Jana Horn discusses the inspirations behind new album ‘The Window is the Dream’

Jana Horn released her new album The Window is The Dream today via No Quarter. (Read our review.) "The album was recorded in the breaths I could take away from school, over about a year," Jana says. "Once I had a number of songs, I drove to upstate New York where my friends Sarah and Jared warned me we could make something beautiful. I think I was the first, or one of them, to record in their barn, which is now a bonafide studio. The whole thing was a family affair. Jonathon, one of the guitarists, and I even have the same last name. I like the songs that we play together, how his guitar and my voice sound like they’re having a conversation, or arguing, or trust-falling into one another. There’s more of this, I think, a kind of dialogue throughout, between the voices in the room." It's a lovely album, light and airy with a little dreamy sunshine pop feel at times, and you can listen to the whole thing below.

We asked Jana to tell us more about the album, and she gave us a list of inspirations that includes The Fall, "esoteric literature," walking, running, dreams, and the guitar she wrote all the songs on. Read her list and commentary below.

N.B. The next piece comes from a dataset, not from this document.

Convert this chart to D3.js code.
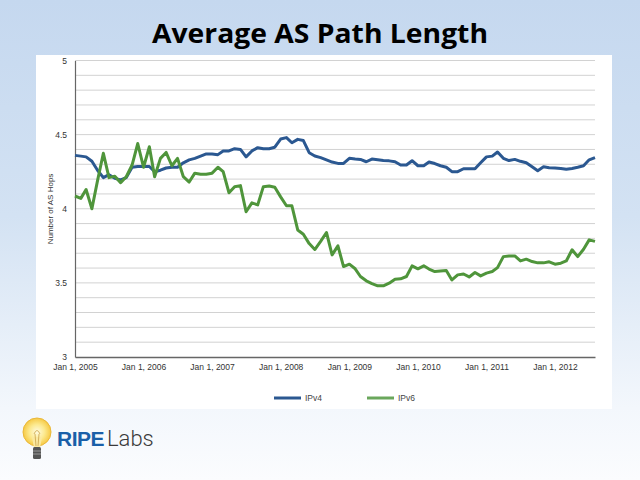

Jana has a couple live dates lined up for June: Brooklyn's Union Pool on 6/15 and DC's Songbyrd on 6/17.


1. A class on esoteric lit— heavy with Jorge Luis Borges, Clarice Lispector, Henry Miller, Italo Calvino. Candlelit, potluck classes at our professor’s house. A kind of church.

2. Running along the Rivanna River— the way the river runs with you. The geese dunking their heads and whatnot. The tree that looks like it has a baby in its trunk. I would vacillate between sitting for long periods, and taking off on foot, it didn’t matter how far. I would walk or run everywhere.

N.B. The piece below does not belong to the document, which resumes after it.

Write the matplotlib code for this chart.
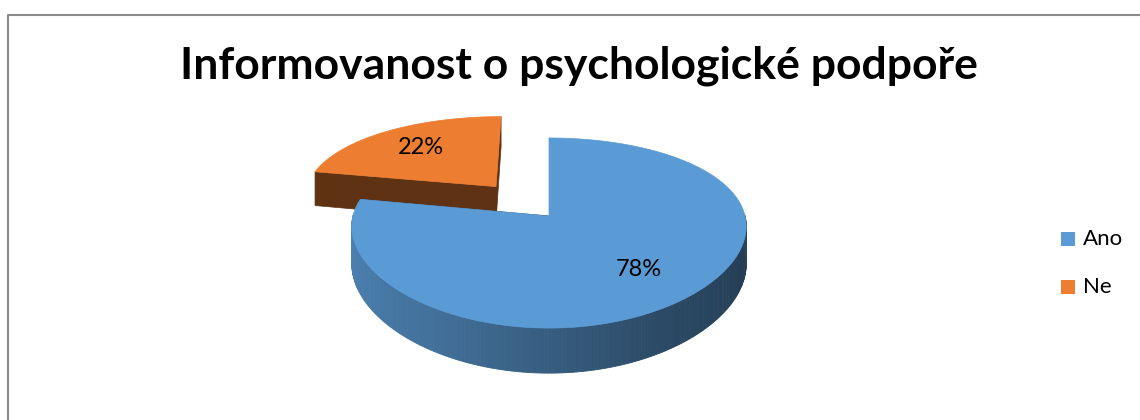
import numpy as np
import matplotlib.pyplot as plt
from matplotlib.patches import Polygon, Rectangle
from matplotlib.colors import to_rgb

labels = ['Ano', 'Ne']
values = [78, 22]
colors = ['#5B9BD5', '#ED7D31']
explode = [0.0, 0.44]
title = 'Informovanost o psychologické podpoře'

W, H = 1140, 420
fig = plt.figure(figsize=(W / 100, H / 100), dpi=100)
ax = fig.add_axes([0, 0, 1, 1])
ax.set_xlim(0, W)
ax.set_ylim(H, 0)
ax.axis('off')

# simple perspective projection of a unit disk (u right, v away from viewer)
cx, cy = 549, 216
a, b, k = 92, 196, 0.179
kx = 0.11  # weaker horizontal foreshortening
depth = 37


def proj(u, v, z=0.0):
    s = 1 + k * v
    sx = 1 + kx * v
    return cx + b * u / sx, cy - a * v / s + depth * z / s


def shade(col, f):
    r, g, bb = to_rgb(col)
    return (r * f, g * f, bb * f)


def wall_factor(t):
    # t in degrees, -180 (left) .. 0 (right)
    return np.interp(t, [-180, -120, -60, -20, 0], [0.86, 0.72, 0.48, 0.40, 0.44])


fracs = np.array(values) / sum(values)
start = 90.0
slices = []
for i, f in enumerate(fracs):
    t1 = start
    t0 = start - 360 * f
    start = t0
    slices.append((t0, t1))

# back slice first
order = [1, 0]
for i in order:
    t0, t1 = slices[i]
    col = colors[i]
    mid = np.radians((t0 + t1) / 2)
    ou, ov = explode[i] * np.cos(mid), explode[i] * np.sin(mid)
    th = np.radians(np.linspace(t0, t1, 300))
    ru = ou + np.cos(th)
    rv = ov + np.sin(th)

    # cut faces
    side_col = shade(col, 0.4) if i == 1 else shade(col, 0.45)
    for t in (t0, t1):
        eu, ev = ou + np.cos(np.radians(t)), ov + np.sin(np.radians(t))
        pts = [proj(ou, ov), proj(eu, ev), proj(eu, ev, 1), proj(ou, ov, 1)]
        ax.add_patch(Polygon(pts, closed=True, fc=side_col, ec=side_col, lw=0.5))

    # outer curved wall (front half only)
    for j in range(len(th) - 1):
        tm = np.degrees((th[j] + th[j + 1]) / 2)
        tm = (tm + 180) % 360 - 180
        if np.sin(np.radians(tm)) >= 0.02:
            continue
        c = shade(col, wall_factor(tm))
        pts = [proj(ru[j], rv[j]), proj(ru[j + 1], rv[j + 1]),
               proj(ru[j + 1], rv[j + 1], 1), proj(ru[j], rv[j], 1)]
        ax.add_patch(Polygon(pts, closed=True, fc=c, ec=c, lw=0.6))

    # top face
    top = [proj(ou, ov)] + [proj(u, v) for u, v in zip(ru, rv)]
    ax.add_patch(Polygon(top, closed=True, fc=col, ec=col, lw=0.5))

    # percentage label
    lu, lv = ou + 0.68 * np.cos(mid), ov + 0.68 * np.sin(mid)
    lx, ly = proj(lu, lv)
    ax.text(lx, ly, f'{values[i]}%', ha='center', va='center',
            fontsize=17, family='Lato', color='black')

ax.text(579, 66, title, ha='center', va='center', fontsize=32,
        fontweight='bold', family='Lato')

# legend
for i, lab in enumerate(labels):
    y = 239 + 48 * i
    ax.add_patch(Rectangle((1061, y - 7), 14, 14, fc=colors[i], ec='none'))
    ax.text(1083, y, lab, ha='left', va='center', fontsize=16, family='Lato')

# chart border
ax.plot([8, 8, W], [H, 15, 15], color='#8a8a8a', lw=1.5, solid_capstyle='butt')

fig.savefig('out.png', dpi=100)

3. Walking to school— walking the two miles from my house to Grounds, the two miles back, listening as a kind of writing (as I write this, I think of “Walking to Work” a favorite poem by Frank O’Hara… “It's going to be the sunny side / from now / on. Get out, all of you”).

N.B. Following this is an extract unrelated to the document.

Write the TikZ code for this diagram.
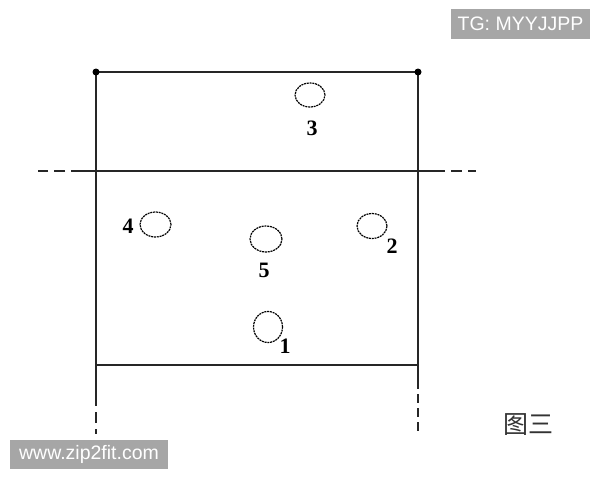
\documentclass[tikz,border=0pt]{standalone}
\usepackage{fontspec}
\setmainfont{Liberation Serif}
\newfontfamily\wmfont{Liberation Sans}
\newfontfamily\cjk{Noto Sans CJK SC}
\usetikzlibrary{shapes.geometric}
\begin{document}
\begin{tikzpicture}[x=1pt,y=-1pt,
  wall/.style={line width=1.5pt,black!85},
  wallcut/.style={line width=1.5pt,black!85,dash pattern=on 11pt off 6pt},
  hole/.style={draw,ellipse,inner sep=0pt,line width=1.2pt,dash pattern=on 2pt off 0.8pt},
  num/.style={font=\fontsize{22}{22}\selectfont\bfseries,inner sep=0pt},
  wm/.style={fill=black!35,text=white,font=\wmfont\fontsize{19.5}{19.5}\selectfont,inner sep=0pt,anchor=center}]
\useasboundingbox (0,0) rectangle (600,480);
\fill[white] (0,0) rectangle (600,480);
% frame corners
\coordinate (TL) at (96,72);
\coordinate (TR) at (418,72);
\coordinate (BL) at (96,365);
\coordinate (BR) at (418,365);
\coordinate (ML) at (82,171);
\coordinate (MR) at (434,171);
\coordinate (MLe) at (38,171);
\coordinate (MRe) at (476,171);
\coordinate (LS) at (96,395);
\coordinate (LE) at (96,434);
\coordinate (RS) at (418,380);
\coordinate (RE) at (418,432);
\draw[wall] (TL) -- (TR);
\draw[wall] (TL) -- (BL) -- (BR) -- (TR);
\draw[wall] (ML) -- (MR);
\draw[wallcut] (ML) -- (MLe);
\draw[wallcut] (MR) -- (MRe);
\draw[wall] (BL) -- (LS);
\draw[wallcut] (LS) -- (LE);
\draw[wall] (BR) -- (RS);
\draw[wall,dash pattern=on 9pt off 5pt] (RS) -- (RE);
\fill (TL) circle (3.5);
\fill (TR) circle (3.5);
% holes
\node[hole,minimum width=30pt,minimum height=24pt] (h3) at (310,95) {};
\node[hole,minimum width=31pt,minimum height=25pt] (h4) at (155.5,224.5) {};
\node[hole,minimum width=32pt,minimum height=26pt] (h5) at (266,239) {};
\node[hole,minimum width=30pt,minimum height=25pt] (h2) at (372,226) {};
\node[hole,minimum width=29pt,minimum height=31pt] (h1) at (268,327) {};
% labels
\node[num] (l3) at (312,128) {3};
\node[num] (l4) at (128,226) {4};
\node[num] (l5) at (264,270) {5};
\node[num] (l2) at (392,246) {2};
\node[num] (l1) at (285,346) {1};
% caption
\node[font=\cjk\fontsize{25}{25}\selectfont,inner sep=0pt,text=black!80] (cap) at (528,425) {图三};
% watermarks
\node[wm,minimum width=139pt,minimum height=30pt] (wm1) at (520.5,24) {TG: MYYJJPP};
\node[wm,minimum width=158pt,minimum height=29pt] (wm2) at (89,454.5) {www.zip2fit.com};
\end{tikzpicture}
\end{document}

4. Dreams— penning one morning the lines I’d dreamed, as a poem (I was taking a poetry class, so I had to have something to turn in), and eventually giving them a melody. It’s the only time I can recall doing it this way, lines on paper first. Or lines from dream.

5. The Spirit of the Beehive (1973)— always follows me, this one. I love its mischief, its quality of light. The little sisters. I might have a thing for movies starring children. My Life as a Dog is another. Something about the surreality that belies everything coming to the surface. As my friend’s child said, at the dinner table in between bites, “I never want to break my neck.”

6. 50,000 Fall Fans Can’t Be Wrong— the only CD I had, and what I’d listen to in the car, as my record player, phone and laptop were broken. I didn’t hurry to have them fixed. I could mark time by when I knew some, and then most, of the songs. When I knew them all. I have always loved to memorize. Once you memorize something, it’s yours.

7. My friend and roommate, Laura— who heard all the songs through the walls, as I was writing them in my room. She probably heard “After All This Time” two-hundred times, and still lives with me. My friend Sean, also— whose work of fiction I sang over the melody of this song to find the words. It’s because of him that I use the word “experience” (has taken me in to her arms, like a mother of my own making).

8. “Car Crash While Hitchhiking” by Denis Johnson— and while we’re at it, “Axolotl” by Julio Cortazar, Invisible Cities by Italo Calvino, By Night in Chile by Roberto Bolaño. The Lover by Marguerite Duras! Etgar Keret, Amy Hempel, W.G. Sebald. I could make a list of just these, the stories and books that filled everyday, but I thought I’d use this list to remember myself, where I was within all that.

9. Camping in Virginia— in particular, a three-day backpacking trip with my friend Gahl to see wild ponies. How we spent Halloween. They looked like fashion models, the ponies. We had them to ourselves. We sang to each other to get down the mountain the last day, in the grey, sideways rain. Leonard Cohen.

10. I wrote all the songs on a cheap classical guitar — fingering the top two strings, like a bass. I like the freedom of the single note, the silence around it, the space. How it doesn’t tell my voice where to go. All but the last, “The Way it Was”— I wrote that in a diner, walking out of it. I haven’t learned it on an instrument yet.